If you are compositing pixels with 16 bits per component, you often need this computation:
uint16_t a, b, r; r = (a * b + 0x7fff) / 65535;
There is a well-known way to do this quickly without a division:
uint32_t t; t = a * b + 0x8000; r = (t + (t >> 16)) >> 16;
Since we are compositing pixels we want to do this with SSE2 instructions, but because the code above uses 32 bit arithmetic, we can only do four operations at a time, even though SSE registers have room for eight 16 bit values. Here is a direct translation into SSE2:
a = punpcklwd (a, 0); b = punpcklwd (b, 0); a = pmulld (a, b); a = paddd (a, 0x8000); b = psrld (a, 16); a = paddd (a, b); a = psrld (a, 16); a = packusdw (a, 0);
But there is another way that better matches SSE2:
uint16_t lo, hi, t, r; hi = (a * b) >> 16; lo = (a * b) & 0xffff; t = lo >> 15; hi += t; t = hi ^ 0x7fff; if ((int16_t)lo > (int16_t)t) lo = 0xffff; else lo = 0x0000; r = hi - lo;
This version is better because it avoids the unpacking to 32 bits.
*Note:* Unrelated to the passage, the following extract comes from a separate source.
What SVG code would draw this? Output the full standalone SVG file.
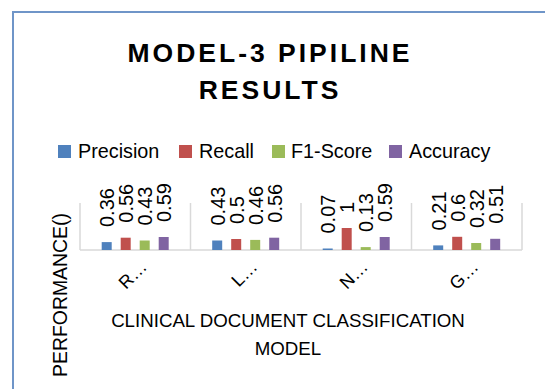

Here is the translation into SSE2:
t = pmulhuw (a, b); a = pmullw (a, b); b = psrlw (a, 15); t = paddw (t, b); b = pxor (t, 0x7fff); a = pcmpgtw (a, b); a = psubw (t, a);
This is not only shorter, it also makes use of the full width of the SSE registers, computing eight results at a time.
Unfortunately SSE2 doesn’t have 8-bit variants of
psrlw, so we can’t use this trick for the more common case where
pixels have 8 bits per component.
Exercise: Why does the second version work?